Tomorrow is the first day of Ramadhan this year in Indonesia. People are excited! Some are eating feverishly these past few days as they cannot do so in the daylight starting tomorrow. Some others are cherishing it by praying more and preparing some hampers to share to relatives and the unfortunates. Yet some others are preparing special meals to be served tomorrow after the fasting is over for the day. The atmosphere is full with chatters about the coming Ramadhan, and with excitement of all good things to come in this blessed month.
For those of you who are not familiar with Ramadhan, Ramadhan is the month when moslems are required to fast for one month.

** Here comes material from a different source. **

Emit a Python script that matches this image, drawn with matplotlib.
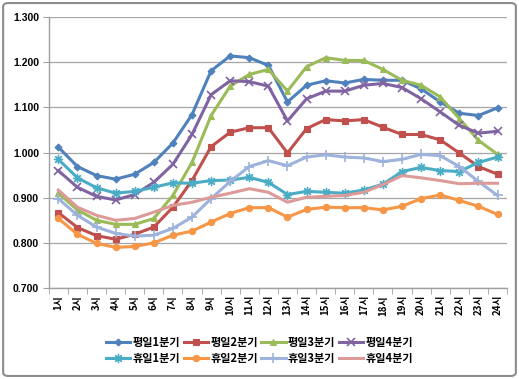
import matplotlib
matplotlib.use("Agg")
import matplotlib.pyplot as plt
from matplotlib.patches import FancyBboxPatch
import numpy as np

plt.rcParams['font.family'] = ['Noto Sans CJK KR', 'DejaVu Sans']

hours = [f"{h}시" for h in range(1, 25)]

# 평일 (weekday)
wd_q1 = [1.012, 0.969, 0.949, 0.941, 0.952, 0.978, 1.021, 1.084, 1.181, 1.214, 1.210, 1.193,
         1.112, 1.149, 1.159, 1.154, 1.162, 1.160, 1.160, 1.141, 1.112, 1.087, 1.082, 1.099]
wd_q2 = [0.867, 0.834, 0.816, 0.808, 0.819, 0.835, 0.879, 0.938, 1.013, 1.045, 1.055, 1.055,
         0.999, 1.053, 1.073, 1.070, 1.073, 1.056, 1.040, 1.040, 1.028, 0.999, 0.969, 0.952]
wd_q3 = [0.910, 0.873, 0.850, 0.841, 0.841, 0.854, 0.905, 0.978, 1.082, 1.147, 1.173, 1.184,
         1.136, 1.190, 1.210, 1.204, 1.204, 1.184, 1.160, 1.149, 1.123, 1.075, 1.027, 0.996]
wd_q4 = [0.960, 0.923, 0.903, 0.895, 0.907, 0.934, 0.974, 1.040, 1.128, 1.159, 1.157, 1.147,
         1.070, 1.119, 1.136, 1.136, 1.149, 1.153, 1.144, 1.119, 1.090, 1.060, 1.043, 1.047]
# 휴일 (holiday)
hd_q1 = [0.985, 0.944, 0.922, 0.910, 0.914, 0.923, 0.933, 0.932, 0.938, 0.939, 0.945, 0.934,
         0.907, 0.914, 0.912, 0.910, 0.917, 0.930, 0.958, 0.967, 0.960, 0.958, 0.978, 0.990]
hd_q2 = [0.854, 0.819, 0.799, 0.790, 0.792, 0.800, 0.817, 0.826, 0.846, 0.865, 0.878, 0.878,
         0.857, 0.874, 0.879, 0.878, 0.878, 0.873, 0.881, 0.898, 0.906, 0.894, 0.881, 0.863]
hd_q3 = [0.898, 0.861, 0.835, 0.821, 0.815, 0.817, 0.832, 0.857, 0.898, 0.936, 0.969, 0.982,
         0.971, 0.990, 0.995, 0.990, 0.988, 0.980, 0.985, 0.996, 0.993, 0.969, 0.936, 0.905]
hd_q4 = [0.917, 0.879, 0.861, 0.850, 0.854, 0.868, 0.883, 0.890, 0.901, 0.910, 0.920, 0.912,
         0.890, 0.901, 0.903, 0.905, 0.912, 0.929, 0.949, 0.944, 0.938, 0.931, 0.932, 0.932]

series = [
    ("평일1분기", wd_q1, "#4F81BD", "D", 3.5),
    ("평일2분기", wd_q2, "#C0504D", "s", 4.5),
    ("평일3분기", wd_q3, "#9BBB59", "^", 4.5),
    ("평일4분기", wd_q4, "#8064A2", "x", 5.5),
    ("휴일1분기", hd_q1, "#4BACC6", "$\u2733$", 6),
    ("휴일2분기", hd_q2, "#F79646", "o", 4.5),
    ("휴일3분기", hd_q3, "#9DB3DC", "+", 6.5),
    ("휴일4분기", hd_q4, "#DC9A98", None, 0),
]

fig = plt.figure(figsize=(5.19, 3.79), dpi=100)
ax = fig.add_axes([0.094, 0.240, 0.883, 0.715])

x = np.arange(1, 25)
handles = []
for name, vals, col, mk, ms in series:
    if mk is None:
        h, = ax.plot(x, vals, color=col, lw=2.2, label=name)
    elif mk in ("x", "+"):
        h, = ax.plot(x, vals, color=col, lw=2.2, marker=mk, ms=ms, mew=1.2, label=name)
    else:
        h, = ax.plot(x, vals, color=col, lw=2.2, marker=mk, ms=ms, mew=0.8, label=name)
    handles.append(h)

ax.set_xlim(0.5, 24.5)
ax.set_ylim(0.7, 1.3)
yt = np.arange(0.7, 1.31, 0.1)
ax.set_yticks(yt)
ax.set_yticklabels([f"{v:.3f}" for v in yt],
                   fontsize=7.5, fontweight='bold', family=['Liberation Sans'])
ax.set_xticks(x)
ax.set_xticklabels(hours, rotation=90, fontsize=7, fontweight='bold')
ax.set_xticks(np.arange(0.5, 25, 1), minor=True)
ax.tick_params(axis='x', which='major', length=0, pad=5)
ax.tick_params(axis='x', which='minor', length=4, color='#A0A0A0')
ax.tick_params(axis='y', length=4, color='#A0A0A0', pad=3)
ax.grid(axis='y', color='#A6A6A6', lw=0.9)
ax.set_axisbelow(True)
for s in ['top', 'right']:
    ax.spines[s].set_visible(False)
for s in ['left', 'bottom']:
    ax.spines[s].set_color('#A0A0A0')
    ax.spines[s].set_linewidth(1.0)

# legend is filled column by column, so interleave to get row order
order = [0, 4, 1, 5, 2, 6, 3, 7]
fig.legend([handles[i] for i in order], [series[i][0] for i in order],
           loc='center', bbox_to_anchor=(0.5, 0.075), ncol=4, frameon=False,
           prop={'size': 8, 'weight': 'bold'}, handlelength=2.2, handletextpad=0.2,
           columnspacing=0.3, labelspacing=0.3, borderaxespad=0)

border = FancyBboxPatch((0.006, 0.008), 0.988, 0.984, boxstyle="round,pad=0,rounding_size=0.01",
                        transform=fig.transFigure, fill=False, ec='#8C8C8C', lw=1.5)
fig.patches.append(border)

fig.savefig("out.png", dpi=100)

This act of self-restraint has much more profound meaning than meets the eye. And Indonesians are very keen on Ramadhan because it is also a good moment to meet with old friends and relatives during the so-called ‘break-fasting’ together or iftar.

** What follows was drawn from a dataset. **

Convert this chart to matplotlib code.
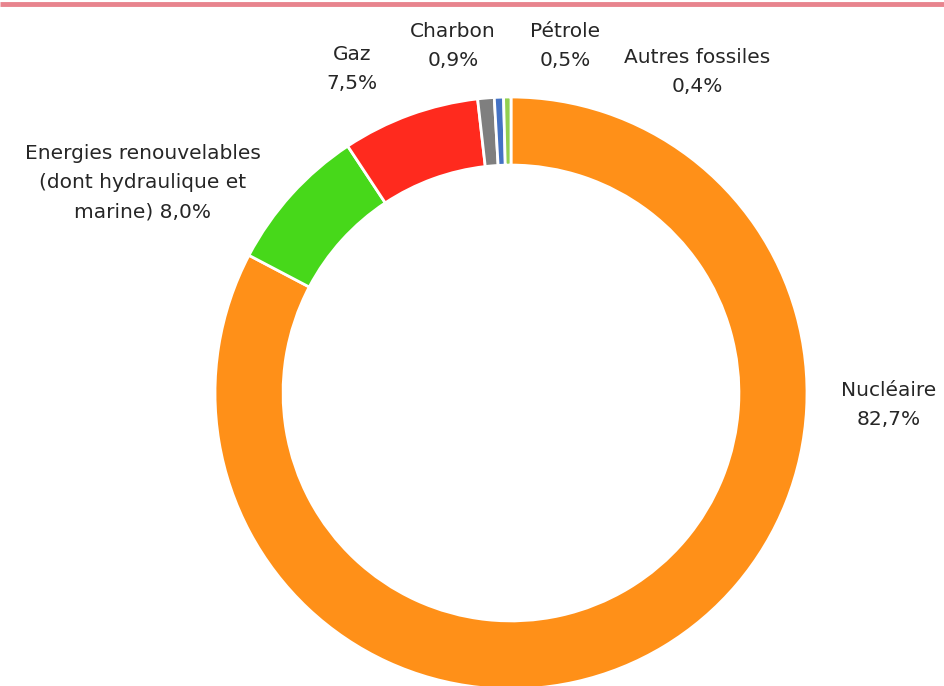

This festivity during Ramadhan is one of the things I missed when I was studying in Linköping. Fortunately, there were other fellow students who experienced the same thing – having to fast for Ramadhan, but missing the atmosphere that usually comes along with it. Lucky me, my corridor mate, Alva, a Swedish-named-Bangladeshi-girls, also fast during Ramadhan. So we would wake each other up during sahur, and happily devour our meal during iftar together.
As it turned out, fasting in Linkoping wasn’t as awful as I thought it would be! Because the campus is such an international campus, I ended up finding more moslem friends to have iftar together. There’s Nurangez from Tajikistan, Yasser and Jafer from Pakistan, and many others. Occasionally, we would hang out at one of our corridors and have iftar together – serving meals from different parts of the world.

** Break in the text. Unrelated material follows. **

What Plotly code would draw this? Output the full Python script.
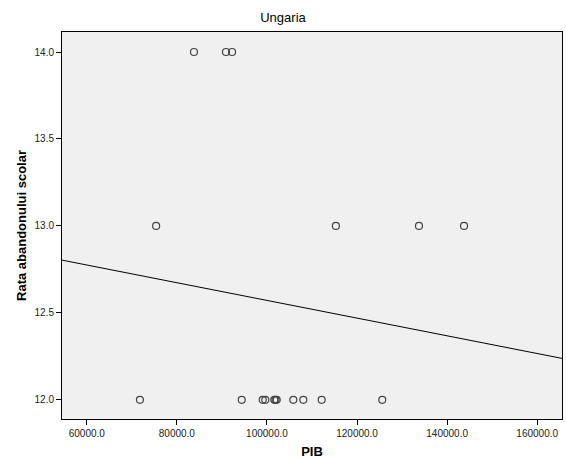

Apart from that, I also experienced a warm welcome and some sort of appreciation from other friends who are not fasting. Despite their questions or their blank look when I told them I am fasting for one month, they respected me and my decision. They try not to eat in front of me, or apologize if they are. They ask me if I’m okay with not eating and drinking for a whole day. And they tried to empathize by saying that in other religions & beliefs, they also fast – even though with different technicality.
Looking back, I realized that even though the atmosphere here in Indonesia is much more religious and encompassing the spirit of Ramadhan, but my two Ramadhans in Sweden were also filled with the same spirit – only enveloped in a different story. I felt the warmth, the difficulty of keeping my spirit up during the day, the joy of sharing iftar, and the excitement towards Eid – when Ramadhan ends.
So as I reminisced, I came to a conclusion. The atmosphere may be different, but the spirit and the warmth of Ramadhan will be the same.
Happy Ramadhan to those who celebrate it – both in Sweden or in their home countries!